Only those around the oil majors’ boardroom tables will know the truth, but our instinct is it was more the launching of a horrendous, violent, land-grab war being reported across our screens and in our newspapers that swayed the mind of business leaders for whom political pressure is simply part of the job description.
Now these are extraordinary times and if ever there was a moment for political pressure, this was it. We expect, by the end of the week, many of those other firms with Russian entanglements will have got out too: some are simply working out how in the world they do it without irritating one-eyed shareholders.
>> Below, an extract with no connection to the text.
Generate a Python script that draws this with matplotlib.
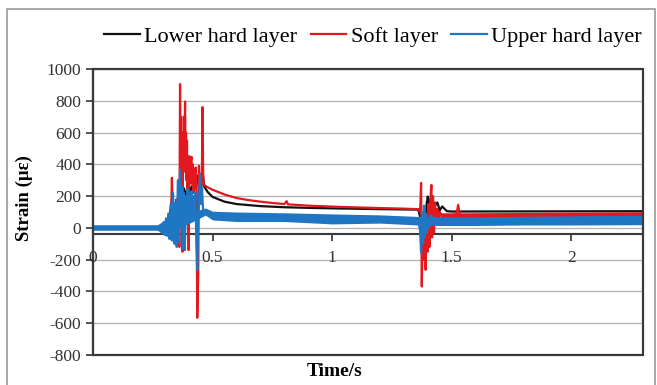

But business leaders have consciences, and the crowing by political leaders strikes us as being damaging for the reputation of business more broadly.
The implication that only political office holders are able to sway the minds of unthinking, greed-driven corporations isn’t just wrong, but unfair on a business community that over the past few years has done more on E,S and G than all the governments of the world combined. They did that not because they were told to, but because it was the right thing to do. Credit lies with the City’s bosses – not with Westminster.